Despite ebike’s benefits, riders must consider risks like increased speed, longer stopping distances, and potential battery fires.
Finally, electric bike batteries are becoming notorious for catching fire, which is something to be aware of. Ebike battery fires usually occur with low-quality replacement batteries that are not compatible with the system they are installed to. Therefore, when replacing the battery, make sure to get one that is compatible with your ebike, preferably directly from the manufacturer. Also, never leave your ebike unattended when charging and never charge it in a place that would block your escape path in case a fire occurs.
As you can see, ebikes, with their electric motors and rechargeable batteries, offer a seamless blend of conventional cycling and power-assisted riding, perfect for navigating urban environments, climbing hills, or covering longer distances.

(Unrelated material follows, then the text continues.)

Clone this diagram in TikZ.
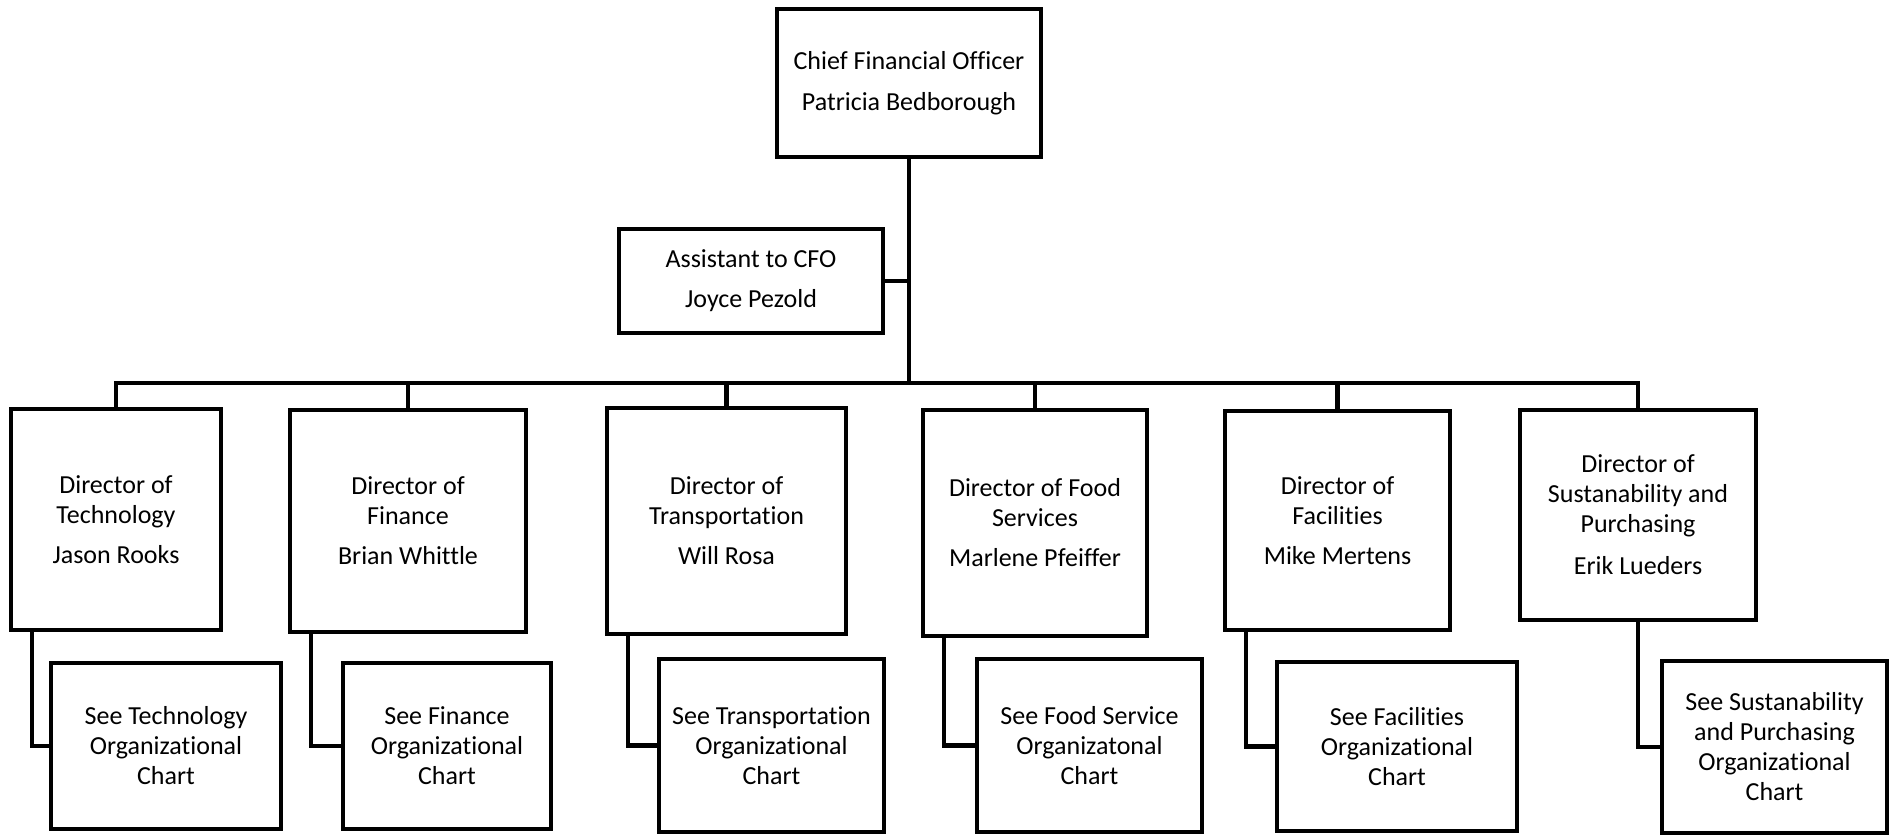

Their popularity stems from their adaptability to individual fitness levels, the variety of models catering to different uses, and their eco-friendly nature.
Essential features such as motor type, battery capacity, range, and pedal-assistance modes define the riding experience, making ebikes highly customizable.
Ebikes, blending conventional cycling with power-assisted riding, offer an enticing, customizable, and eco-friendly alternative to traditional modes of transportation.
Although there are some risks and maintenance costs, the benefits of using an ebike significantly outweigh the downsides.
As we move towards a more sustainable future, ebikes present an enticing alternative to traditional modes of transportation.